Coming into last night’s start, Steven Matz and John Lackey were having quite similar seasons. Matz was 7-3 with a 3.29 ERA while Lackey was 7-4 and the same ERA. Matz had the edge in FIP with Lackey leading in WHIP, and each had gone 4.1 innings in their last start, giving up six and seven runs, respectively. Both even have similar run supports – 6.57 per nine innings for Matz, 5.95 for Lackey. If the norms held, the Mets would have been well on their way to a much-needed win over the team they triumphed against to reach last year’s World Series. Except, as I titled last week’s game recap, we’re in the midst of witnessing the new normal. Or so we thought.
For the first five innings, it looked like the same story the Mets have been writing for the better part of the season: starting pitcher gives an above-average performance but his few blunders cost the Mets the game on account of no offense. I was reminded of “Ignition (Remix)” Day from Ben Lindbergh & Sam Miller’s The Only Rule Is It Has to Work, where the playing of that song as every batter’s walk-up music led reactions of amusement, confusion, annoyance and boredom. This is how the Mets’ offensive output has become: first, collective reaction was “Ha, ha, the Mets can only score off of home runs!”, then “Wherefore art thou Mets offense?” (i.e., “Why is this our offense?”), to a hearty McEnroe-esque “You cannot be serious!”, concluding with “Okay, now this isn’t even fun to watch.” And then Yoenis Cespedes happened.
Following five strong innings of work, John Lackey appeared as if his 4.59 road ERA was to be greatly lessened. But his command began to falter just a bit, and this manifested itself in a fourseamer hung over the middle of the plate for Cespedes to absolutely bludgeon.
As was pointed out on the SNY broadcast, Cespedes’ home run was the first ever to reach the third deck in a game. It landed just in front of a sign designating section 536 and prompted him to mouth “Wow” as he crossed the plate. Though the Mets were still down 3-1 after the homer, this catalyzed them to keep fighting.
During the broadcast, Keith Hernandez noted of the Mets’ offensive performance, “The Mets have warning-track-itis,” and they found the cure in lower-trajectory balls turned into hits. This was most evident in the bottom of the seventh inning, where they scored three runs. After a Travis d’Arnaud single, John Lackey was pulled in favor of Joel Peralta. Peralta then gave up a walk to Alejandro De Aza and a Brandon Nimmo single would score d’Arnaud and put the game within a run. With runners on second and third and just one out, Peralta was replaced by Pedro Strop. Strop gave up a fielder’s choice to Neil Walker, who advanced all the way to second after a Javier Baez errant throw to third went past Kris Bryant and allowed both De Aza and Nimmo to score. Finding themselves ahead for the first time in the game at 4-3, it would be up to the Mets relievers to secure the win.

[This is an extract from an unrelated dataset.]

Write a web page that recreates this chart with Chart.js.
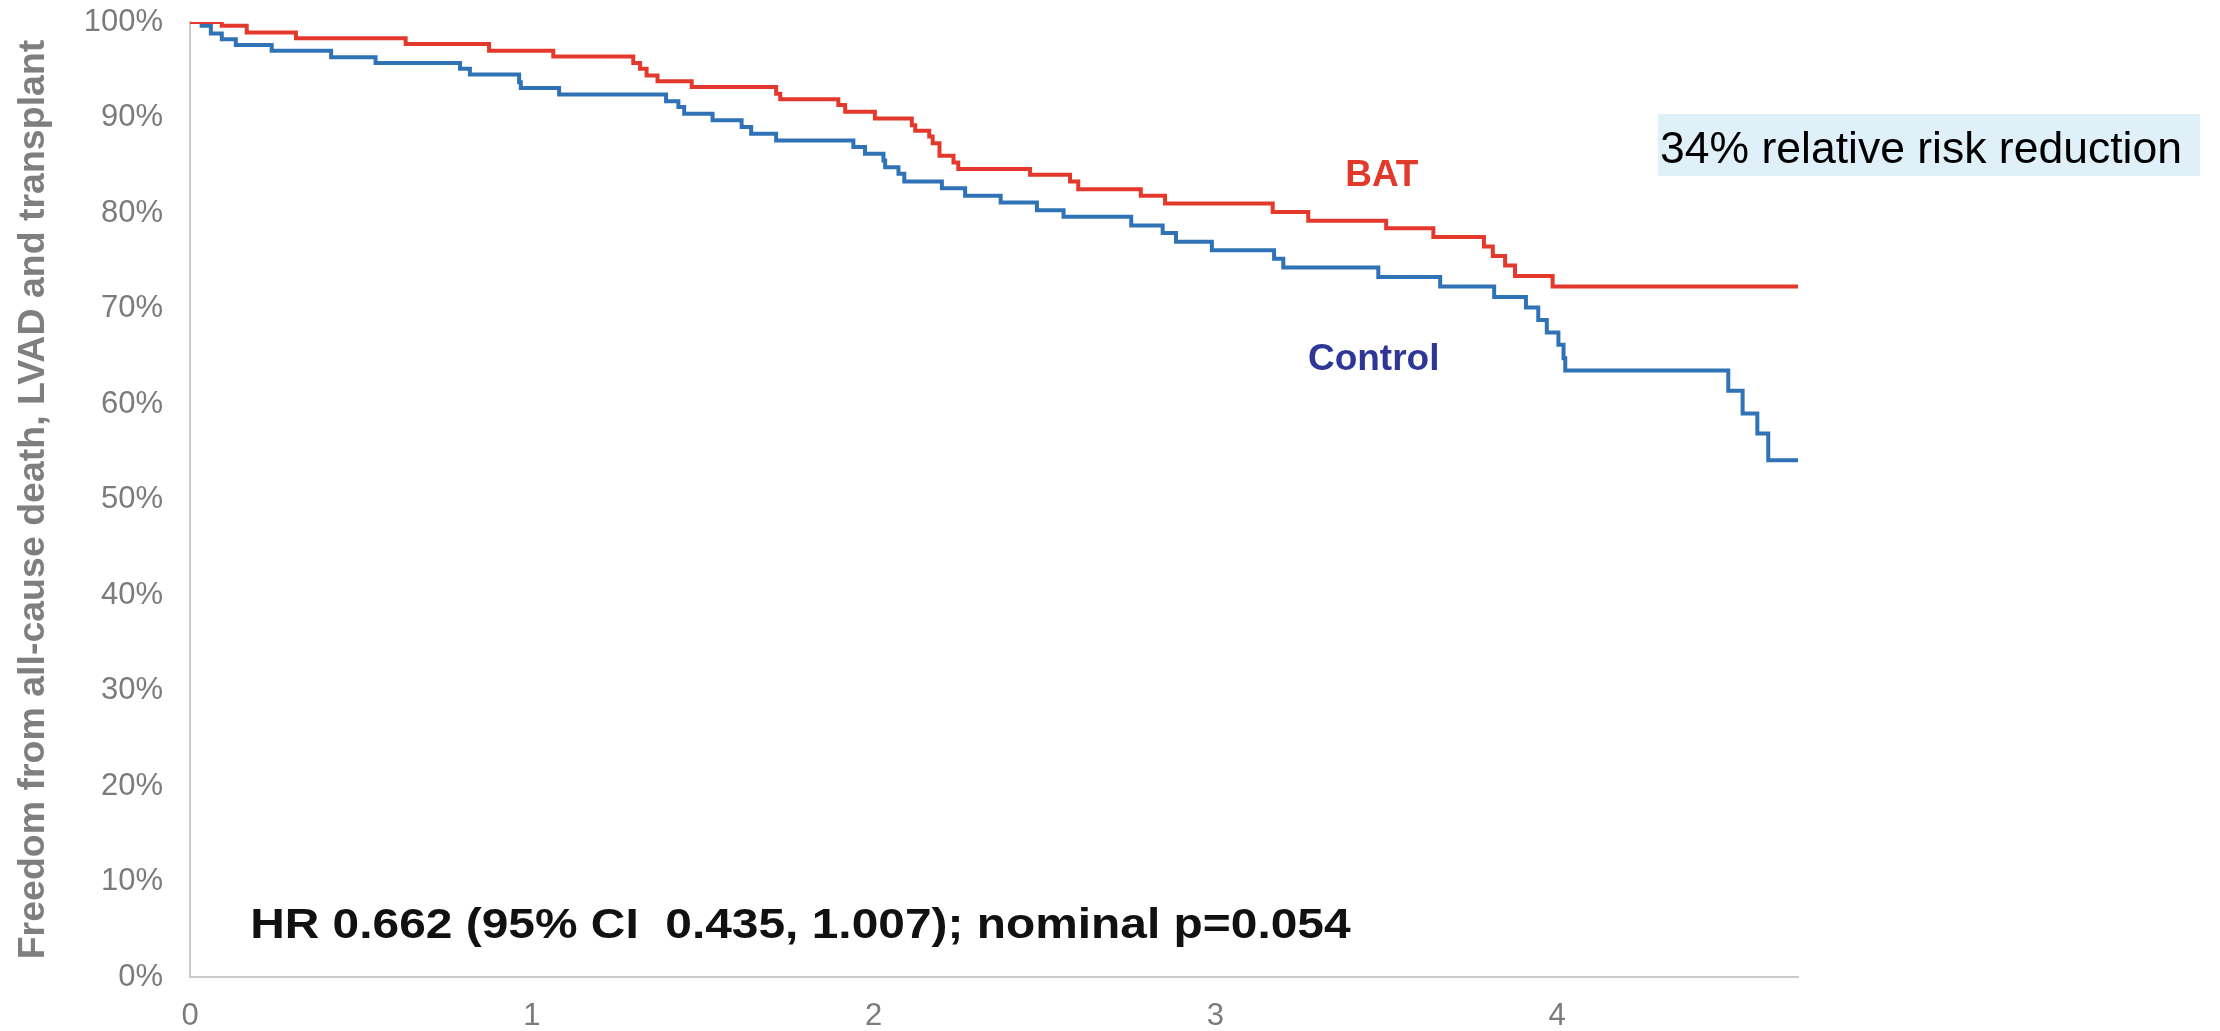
<!DOCTYPE html>
<html>
<head>
<meta charset="utf-8">
<title>Freedom from all-cause death, LVAD and transplant</title>
<script src="https://cdn.jsdelivr.net/npm/chart.js@4.4.1/dist/chart.umd.min.js"></script>
<style>
  html, body { margin: 0; padding: 0; background: #fff; }
</style>
</head>
<body>
<canvas id="km" width="2220" height="1031"></canvas>
<script>
// Kaplan-Meier steps: years of follow-up and event-free survival (%)
const batTimes = [0, 0.093, 0.166, 0.310, 0.631, 0.875, 1.063, 1.297, 1.317, 1.336,
  1.368, 1.468, 1.715, 1.727, 1.897, 1.917, 2.004, 2.112, 2.122, 2.163,
  2.173, 2.193, 2.234, 2.248, 2.458, 2.575, 2.599, 2.782, 2.853, 3.168,
  3.272, 3.500, 3.638, 3.786, 3.812, 3.848, 3.877, 3.987, 4.705];
const batSurv = [100, 99.6, 98.9, 98.3, 97.7, 97.0, 96.4, 95.7, 95.1, 94.4,
  93.8, 93.2, 92.5, 91.9, 91.3, 90.6, 89.9, 89.2, 88.6, 88.0,
  87.3, 86.0, 85.3, 84.6, 84.0, 83.3, 82.5, 81.8, 81.0, 80.1,
  79.2, 78.4, 77.5, 76.5, 75.5, 74.5, 73.4, 72.3, 72.3];

const controlTimes = [0, 0.034, 0.061, 0.093, 0.134, 0.239, 0.413, 0.543, 0.790, 0.819,
  0.963, 0.968, 1.080, 1.393, 1.429, 1.446, 1.529, 1.614, 1.642, 1.715,
  1.941, 1.975, 2.029, 2.034, 2.073, 2.090, 2.200, 2.268, 2.372, 2.478,
  2.556, 2.754, 2.846, 2.885, 2.990, 3.172, 3.199, 3.477, 3.658, 3.816,
  3.909, 3.945, 3.970, 4.004, 4.019, 4.024, 4.501, 4.543, 4.586, 4.618, 4.705];
const controlSurv = [100, 99.6, 98.8, 98.2, 97.6, 97.0, 96.3, 95.7, 95.1, 94.5,
  93.7, 93.1, 92.4, 91.7, 91.1, 90.4, 89.7, 89.0, 88.3, 87.6,
  86.9, 86.2, 85.5, 84.8, 84.1, 83.3, 82.6, 81.8, 81.1, 80.3,
  79.6, 78.7, 77.9, 77.0, 76.1, 75.2, 74.3, 73.3, 72.3, 71.2,
  70.1, 68.8, 67.5, 66.2, 64.8, 63.5, 61.4, 59.0, 56.9, 54.1, 54.1];

const xTicks = [0, 1, 2, 3, 4];
const yTicks = [0, 10, 20, 30, 40, 50, 60, 70, 80, 90, 100];
const xMax = 4.705;

const yTitle = 'Freedom from all-cause death, LVAD and transplant';
const hrText = 'HR 0.662 (95% CI  0.435, 1.007); nominal p=0.054';
const rrrText = '34% relative risk reduction';

const FONT = '"Liberation Sans", Arial, Helvetica, sans-serif';
const RED = '#e3392c';
const BLUE = '#2f73b6';

const toPoints = (times, surv) => times.map((t, i) => ({ x: t, y: surv[i] }));

// arm labels, the HR line and the shaded call-out
const annotations = {
  id: 'annotations',
  afterDraw(chart) {
    const { ctx, scales: { x, y } } = chart;
    ctx.save();
    ctx.textAlign = 'left';
    ctx.textBaseline = 'alphabetic';

    ctx.font = 'bold 37px ' + FONT;
    ctx.fillStyle = RED;
    ctx.fillText('BAT', x.getPixelForValue(3.38), y.getPixelForValue(82.8));
    ctx.fillStyle = '#2e3796';
    ctx.fillText('Control', x.getPixelForValue(3.271), y.getPixelForValue(63.6));

    // HR line is set a little wide
    ctx.save();
    ctx.translate(x.getPixelForValue(0.176), y.getPixelForValue(4.1));
    ctx.scale(1.14, 1);
    ctx.font = 'bold 42px ' + FONT;
    ctx.fillStyle = '#111';
    ctx.fillText(hrText, 0, 0);
    ctx.restore();

    ctx.fillStyle = '#dff0f8';
    ctx.fillRect(1658, 114, 542, 62);
    ctx.font = '44.5px ' + FONT;
    ctx.fillStyle = '#000';
    ctx.fillText(rrrText, 1660, 163);
    ctx.restore();
  }
};

// tick labels may hang past the plot edges without shrinking it
const noOverhang = s => {
  s.paddingTop = 0;
  s.paddingBottom = 0;
  s.paddingLeft = 0;
  s.paddingRight = 0;
};

new Chart(document.getElementById('km'), {
  type: 'line',
  data: {
    datasets: [
      {
        label: 'BAT',
        data: toPoints(batTimes, batSurv),
        borderColor: RED,
        borderWidth: 4,
        stepped: 'before',
        pointRadius: 0,
        fill: false
      },
      {
        label: 'Control',
        data: toPoints(controlTimes, controlSurv),
        borderColor: BLUE,
        borderWidth: 4,
        stepped: 'before',
        pointRadius: 0,
        fill: false
      }
    ]
  },
  options: {
    responsive: false,
    animation: false,
    devicePixelRatio: 1,
    layout: { padding: { top: 22, right: 422, bottom: 0, left: 0 } },
    plugins: {
      legend: { display: false },
      tooltip: { enabled: false }
    },
    scales: {
      x: {
        type: 'linear',
        min: 0,
        max: xMax,
        grid: { display: false, drawTicks: false },
        border: { color: '#cacaca', width: 2 },
        ticks: {
          color: '#7b7b7b',
          font: { family: FONT, size: 31 },
          padding: 21,
          maxRotation: 0
        },
        afterBuildTicks: s => { s.ticks = xTicks.map(v => ({ value: v })); },
        afterFit: s => { noOverhang(s); s.height = 54; }
      },
      y: {
        min: 0,
        max: 100,
        grid: { display: false, drawTicks: false },
        border: { color: '#cacaca', width: 2 },
        ticks: {
          color: '#7b7b7b',
          font: { family: FONT, size: 31 },
          padding: 27,
          callback: v => v + '%'
        },
        afterBuildTicks: s => { s.ticks = yTicks.map(v => ({ value: v })); },
        afterFit: s => { noOverhang(s); s.width = 190; },
        title: {
          display: true,
          text: yTitle,
          color: '#7f7f7f',
          font: { family: FONT, size: 37.5, weight: 'bold' },
          padding: { top: 11, bottom: 0 }
        }
      }
    }
  },
  plugins: [annotations]
});
</script>
</body>
</html>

All was not easy when Jeurys Familia entered in the ninth inning for his 27th save on the year. After being up 0-2 on Miguel Montero, Familia ended up walking him. Then, Ben Zobrist hit a double over Nimmo’s head in deep right, the second such hit of the night. With runners on second and third and no outs, it appeared Familia’s saves streak was going to end; only not if he had anything to say about it. When he struck out Bryant in a tough at bat, the tide seemed to shift towards the Mets. The crowd was energized for the first time all game and sensed a chance to secure a much-needed win. The Mets intentionally walked Anthony Rizzo to load the bases with one out, and the pressure was on Familia. A strikeout and pop-up later and the game was over.
Credit should be given to Matz because, although he didn’t end up as the winning pitcher, he held an explosive Cubs offense to just three runs, and those three runs came off of the two worst pitches he threw all night. Credit should be given to the Mets’ offense for remembering that the aim of the game is to score more than your opponent. But above all, credit should be given to Familia for proving himself one of the most clutch relievers the game has.